**Dataset extract**
· · · ·

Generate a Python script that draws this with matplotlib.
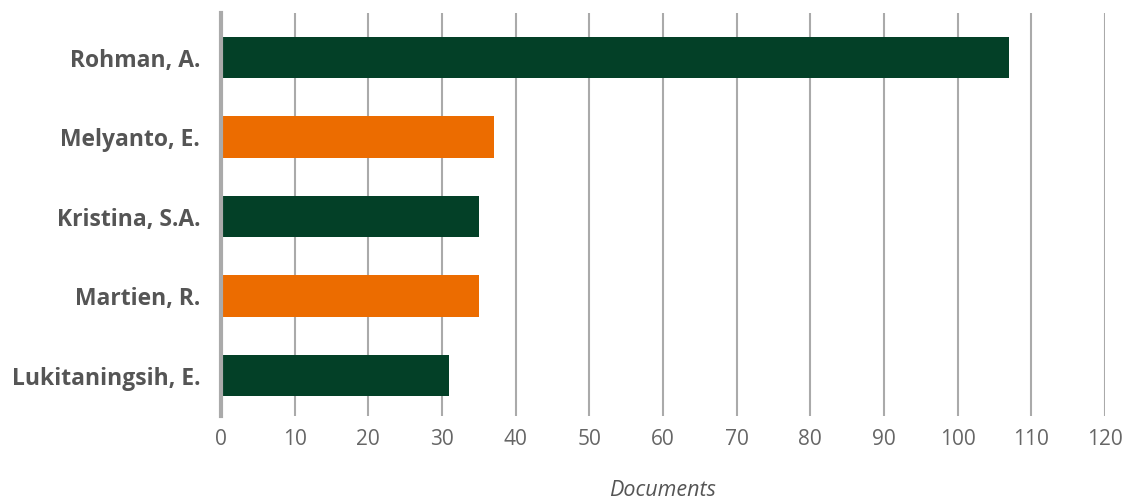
import matplotlib
matplotlib.use('Agg')
import matplotlib.pyplot as plt

# Data
authors = ['Rohman, A.', 'Melyanto, E.', 'Kristina, S.A.', 'Martien, R.', 'Lukitaningsih, E.']
documents = [107, 37, 35, 35, 31]
bar_colors = ['#034027', '#EC6C00', '#034027', '#EC6C00', '#034027']
x_ticks = list(range(0, 121, 10))

plt.rcParams['font.family'] = ['Open Sans', 'DejaVu Sans']

fig = plt.figure(figsize=(11.31, 4.99), dpi=100)
ax = fig.add_axes([0.1954, 0.166, 0.7816, 0.808])

ax.barh(range(len(authors)), documents, height=0.52, color=bar_colors, zorder=3)

ax.set_xlim(0, 120)
ax.set_ylim(len(authors) - 0.49, -0.56)
ax.set_xticks(x_ticks)
ax.set_yticks(range(len(authors)))
ax.set_yticklabels(authors, fontsize=16.5, fontweight='bold', color='#555555')
ax.tick_params(axis='x', labelsize=15, colors='#666666', length=0, pad=9)
ax.tick_params(axis='y', length=0, pad=15)

# Vertical gridlines
ax.grid(axis='x', color='#aaaaaa', linewidth=1.5, zorder=0)
ax.grid(axis='y', visible=False)

for side in ['top', 'right', 'bottom']:
    ax.spines[side].set_visible(False)
ax.spines['left'].set_color('#aaaaaa')
ax.spines['left'].set_linewidth(3)
ax.spines['left'].set_zorder(4)

ax.set_xlabel('Documents', fontsize=15.5, fontstyle='italic', color='#555555', labelpad=22)

fig.savefig('out.png', dpi=100)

· · · ·

**Set problem**
Leaving the pictures aside, transcribe the entire listing exactly.

**Solution**
Generate a Python script that draws this with matplotlib.
import matplotlib
matplotlib.use('Agg')
import matplotlib.pyplot as plt

# Data
authors = ['Rohman, A.', 'Melyanto, E.', 'Kristina, S.A.', 'Martien, R.', 'Lukitaningsih, E.']
documents = [107, 37, 35, 35, 31]
bar_colors = ['#034027', '#EC6C00', '#034027', '#EC6C00', '#034027']
x_ticks = list(range(0, 121, 10))

plt.rcParams['font.family'] = ['Open Sans', 'DejaVu Sans']

fig = plt.figure(figsize=(11.31, 4.99), dpi=100)
ax = fig.add_axes([0.1954, 0.166, 0.7816, 0.808])

ax.barh(range(len(authors)), documents, height=0.52, color=bar_colors, zorder=3)

ax.set_xlim(0, 120)
ax.set_ylim(len(authors) - 0.49, -0.56)
ax.set_xticks(x_ticks)
ax.set_yticks(range(len(authors)))
ax.set_yticklabels(authors, fontsize=16.5, fontweight='bold', color='#555555')
ax.tick_params(axis='x', labelsize=15, colors='#666666', length=0, pad=9)
ax.tick_params(axis='y', length=0, pad=15)

# Vertical gridlines
ax.grid(axis='x', color='#aaaaaa', linewidth=1.5, zorder=0)
ax.grid(axis='y', visible=False)

for side in ['top', 'right', 'bottom']:
    ax.spines[side].set_visible(False)
ax.spines['left'].set_color('#aaaaaa')
ax.spines['left'].set_linewidth(3)
ax.spines['left'].set_zorder(4)

ax.set_xlabel('Documents', fontsize=15.5, fontstyle='italic', color='#555555', labelpad=22)

fig.savefig('out.png', dpi=100)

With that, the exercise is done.